# Recorded data:
○ ○ ○
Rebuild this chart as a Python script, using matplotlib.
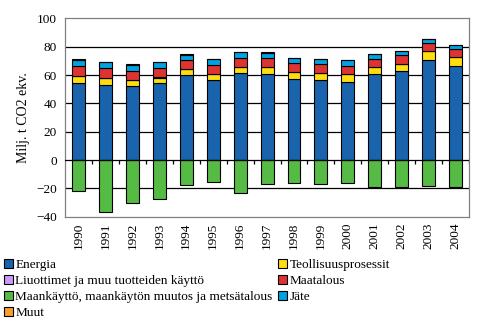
import numpy as np
import matplotlib
matplotlib.use("Agg")
import matplotlib.pyplot as plt
from matplotlib.patches import Patch

plt.rcParams['font.family'] = ['Liberation Serif', 'DejaVu Serif']

years = ['1990', '1991', '1992', '1993', '1994', '1995', '1996', '1997',
         '1998', '1999', '2000', '2001', '2002', '2003', '2004']

energia = [54.5, 53.0, 52.1, 54.2, 59.8, 56.6, 61.2, 60.8, 57.3, 56.6, 55.2, 60.8, 62.9, 70.7, 66.5]
teollisuus = [4.6, 4.7, 4.5, 4.0, 4.3, 4.2, 4.3, 5.0, 4.9, 4.9, 5.6, 5.0, 5.0, 6.4, 6.3]
liuottimet = [0.1] * 15
maatalous = [7.3, 7.3, 6.5, 6.8, 6.2, 6.3, 6.5, 6.2, 6.3, 6.3, 5.6, 5.5, 6.3, 5.5, 5.6]
maankaytto = [-21.9, -36.8, -30.4, -27.6, -17.7, -15.6, -23.3, -16.8, -16.1, -16.8, -16.1, -19.1, -19.1, -18.4, -19.1]
jate = [3.9, 4.2, 4.0, 4.2, 3.9, 4.2, 4.3, 3.6, 3.5, 3.5, 4.2, 3.6, 2.8, 2.9, 2.8]
muut = [1.0, 0.0, 0.9, 0.0, 0.9, 0.0, 0.0, 0.7, 0.0, 0.0, 0.0, 0.0, 0.0, 0.0, 0.0]

labels = ['Energia', 'Teollisuusprosessit', 'Liuottimet ja muu tuotteiden käyttö',
          'Maatalous', 'Maankäyttö, maankäytön muutos ja metsätalous', 'Jäte', 'Muut']
colors = ['#1a64ad', '#ffdd11', '#cc99ff', '#dd3333', '#55bb44', '#00a2e2', '#f7a030']

fig = plt.figure(figsize=(4.98, 3.23), dpi=100)
ax = fig.add_axes([0.1305, 0.329, 0.8115, 0.614])

x = np.arange(len(years))
w = 0.48
kw = dict(width=w, edgecolor='black', linewidth=0.8, zorder=3)
bottom = np.zeros(len(years))
for vals, col in [(energia, colors[0]), (teollisuus, colors[1]), (liuottimet, colors[2]),
                  (maatalous, colors[3]), (jate, colors[5]), (muut, colors[6])]:
    v = np.array(vals)
    ax.bar(x, v, bottom=bottom, color=col, **kw)
    bottom += v
ax.bar(x, maankaytto, color=colors[4], **kw)

ax.set_xlim(-0.5, len(years) - 0.5)
ax.set_ylim(-40, 100)
ax.set_yticks(np.arange(-40, 101, 20))
ax.tick_params(axis='y', length=0, labelsize=9.5, pad=6)
ax.set_xticks(x)
ax.set_xticklabels(years, rotation=90, fontsize=9.5)
ax.tick_params(axis='x', length=0, pad=4)

for yv in [-20, 20, 40, 60, 80]:
    ax.axhline(yv, color='black', linewidth=0.9, zorder=1)
ax.axhline(0, color='black', linewidth=0.9, zorder=4)
ax.vlines(np.arange(len(years)) + 0.5, -2.8, 0, color='black', linewidth=0.9, zorder=4)

for s in ax.spines.values():
    s.set_color('#808080')
    s.set_linewidth(0.9)

ax.set_ylabel('Milj. t CO2 ekv.', fontsize=10, labelpad=4)

order = [0, 2, 4, 6, 1, 3, 5]
handles = [Patch(facecolor=colors[i], edgecolor='black', linewidth=0.8) for i in order]
fig.legend(handles, [labels[i] for i in order], ncol=2, loc='upper left',
           bbox_to_anchor=(0.008, 0.199), frameon=False, fontsize=9.5,
           handlelength=0.65, handleheight=0.65, handletextpad=0.2,
           labelspacing=0.3, columnspacing=0.45, borderaxespad=0, borderpad=0)

fig.savefig('out.png', dpi=100)
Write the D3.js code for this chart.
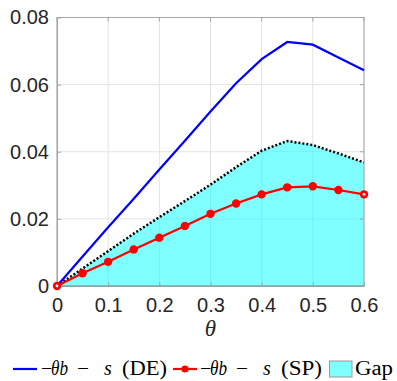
<!DOCTYPE html>
<html><head><meta charset="utf-8">
<script src="https://cdn.jsdelivr.net/npm/d3@7"></script>
<style>body{margin:0;background:#fff}svg{display:block}</style>
</head><body>
<svg id="c" width="397" height="381"></svg>
<script>
const thetaDE = [0,0.05,0.1,0.15,0.2,0.25,0.3,0.35,0.4,0.45,0.5,0.55,0.6];
const valDE   = [0,0.0088,0.0175,0.026,0.0347,0.0433,0.052,0.0604,0.0676,0.0727,0.0719,0.0681,0.0643];
const thetaSP = [0,0.05,0.1,0.15,0.2,0.25,0.3,0.35,0.4,0.45,0.5,0.55,0.6];
const valSP   = [0,0.0038,0.0072,0.0109,0.0144,0.0179,0.0215,0.0246,0.0273,0.0294,0.0297,0.0286,0.0273];
const thetaGap = [0,0.05,0.1,0.15,0.2,0.25,0.3,0.35,0.4,0.45,0.5,0.55,0.6];
const valGap   = [0,0.0052,0.0104,0.0156,0.0205,0.0253,0.0302,0.0354,0.0403,0.0432,0.042,0.0395,0.0368];
const xTicks = [0,0.1,0.2,0.3,0.4,0.5,0.6];
const yTicks = [0,0.02,0.04,0.06,0.08];
const yTickLabels = ["0","0.02","0.04","0.06","0.08"];
const xTickLabels = ["0","0.1","0.2","0.3","0.4","0.5","0.6"];
const legendTags = ["(DE)","(SP)","Gap"];

const svg = d3.select("#c");
const L=57, R=364, T=17.5, B=286;
const x = d3.scaleLinear().domain([0,0.6]).range([L,R]);
const y = d3.scaleLinear().domain([0,0.08]).range([B,T]);

// grid
const g = svg.append("g");
g.selectAll(".gx").data(xTicks).join("line")
  .attr("x1",d=>x(d)).attr("x2",d=>x(d)).attr("y1",T).attr("y2",B)
  .attr("stroke","#e3e3e3").attr("stroke-width",1);
g.selectAll(".gy").data(yTicks).join("line")
  .attr("y1",d=>y(d)).attr("y2",d=>y(d)).attr("x1",L).attr("x2",R)
  .attr("stroke","#e3e3e3").attr("stroke-width",1);

// gap area
const gapData = thetaGap.map((t,i)=>[t,valGap[i]]);
svg.append("path").datum(gapData)
  .attr("d", d3.area().x(d=>x(d[0])).y0(y(0)).y1(d=>y(d[1])))
  .attr("fill","rgba(0,255,255,0.5)");
svg.append("path").datum(gapData)
  .attr("d", d3.line().x(d=>x(d[0])).y(d=>y(d[1])))
  .attr("fill","none").attr("stroke","#000").attr("stroke-width",2.5)
  .attr("stroke-dasharray","2,2");

// axes box
const xAxis = d3.axisBottom(x).tickValues(xTicks).tickFormat((d,i)=>xTickLabels[i]).tickSizeInner(-4).tickSizeOuter(0).tickPadding(10);
const yAxis = d3.axisLeft(y).tickValues(yTicks).tickFormat((d,i)=>yTickLabels[i]).tickSizeInner(-4).tickSizeOuter(0).tickPadding(8);
const ax = svg.append("g").attr("transform",`translate(0,${B})`).call(xAxis);
const ay = svg.append("g").attr("transform",`translate(${L},0)`).call(yAxis);
[ax,ay].forEach(a=>{
  a.selectAll("path,line").attr("stroke","#a6a6a6");
  a.selectAll("text").attr("fill","#262626").attr("font-family","Liberation Sans, Arial, sans-serif").attr("font-size",20);
});
ax.selectAll("text").attr("dy","0.8em");
svg.append("line").attr("x1",L).attr("x2",R).attr("y1",B).attr("y2",B).attr("stroke","#4aa8a8").attr("stroke-width",1);
svg.append("rect").attr("x",L).attr("y",T).attr("width",R-L).attr("height",B-T)
  .attr("fill","none").attr("stroke","#a6a6a6").attr("stroke-width",1);
svg.selectAll(".tr").data(yTicks).join("line")
  .attr("x1",R).attr("x2",R-4).attr("y1",d=>y(d)).attr("y2",d=>y(d)).attr("stroke","#a6a6a6");
svg.selectAll(".tt").data(xTicks).join("line")
  .attr("y1",T).attr("y2",T+4).attr("x1",d=>x(d)).attr("x2",d=>x(d)).attr("stroke","#a6a6a6");

// DE line
svg.append("path").datum(thetaDE.map((t,i)=>[t,valDE[i]]))
  .attr("d", d3.line().x(d=>x(d[0])).y(d=>y(d[1])))
  .attr("fill","none").attr("stroke","#0000ff").attr("stroke-width",2.2);

// SP line
const spData = thetaSP.map((t,i)=>[t,valSP[i]]);
svg.append("path").datum(spData)
  .attr("d", d3.line().x(d=>x(d[0])).y(d=>y(d[1])))
  .attr("fill","none").attr("stroke","#ff0000").attr("stroke-width",2.2);
svg.selectAll(".m").data(spData).join("circle")
  .attr("cx",d=>x(d[0])).attr("cy",d=>y(d[1])).attr("r",4.2).attr("fill","#ff0000");
svg.selectAll(".mw").data([spData[0],spData[spData.length-1]]).join("circle")
  .attr("cx",d=>x(d[0])).attr("cy",d=>y(d[1])).attr("r",1.4).attr("fill","#fff");

// x label
svg.append("text").attr("x",x(0.3)).attr("y",336).attr("text-anchor","middle")
  .attr("font-family","Liberation Serif, serif").attr("font-style","italic").attr("font-size",23)
  .attr("fill","#262626").text("θ");

// legend
const leg = svg.append("g").attr("font-family","Liberation Serif, serif").attr("font-size",20).attr("fill","#000");
leg.append("line").attr("x1",13).attr("x2",37).attr("y1",369).attr("y2",369).attr("stroke","#0000ff").attr("stroke-width",2.2);
leg.append("line").attr("x1",173).attr("x2",197).attr("y1",369).attr("y2",369).attr("stroke","#ff0000").attr("stroke-width",2.2);
leg.append("circle").attr("cx",185).attr("cy",369).attr("r",3.6).attr("fill","#ff0000");
function entry(x0, tag, tagW){
  const by = 375;
  leg.append("text").attr("x",x0).attr("y",by).text("−");
  leg.append("text").attr("x",x0+10).attr("y",by).attr("font-style","italic").attr("textLength",17).attr("lengthAdjust","spacingAndGlyphs").text("θb");
  leg.append("text").attr("x",x0+36).attr("y",by).attr("textLength",12).attr("lengthAdjust","spacingAndGlyphs").text("−");
  leg.append("text").attr("x",x0+63).attr("y",by).attr("font-style","italic").text("s");
  leg.append("text").attr("x",x0+81).attr("y",by).attr("textLength",tagW).attr("lengthAdjust","spacingAndGlyphs").text(tag);
}
entry(41,legendTags[0],45);
entry(200,legendTags[1],41);
leg.append("rect").attr("x",329.5).attr("y",361).attr("width",22.5).attr("height",16)
  .attr("fill","rgba(0,255,255,0.5)").attr("stroke","#999").attr("stroke-width",1);
leg.append("text").attr("x",355).attr("y",375).attr("textLength",38).attr("lengthAdjust","spacingAndGlyphs").text(legendTags[2]);
</script>
</body></html>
○ ○ ○
# Short problem:
Extract each line from the entries above that contains the string "matplotlib".

# Result:
Rebuild this chart as a Python script, using matplotlib.
import matplotlib
matplotlib.use("Agg")
import matplotlib.pyplot as plt
from matplotlib.patches import Patch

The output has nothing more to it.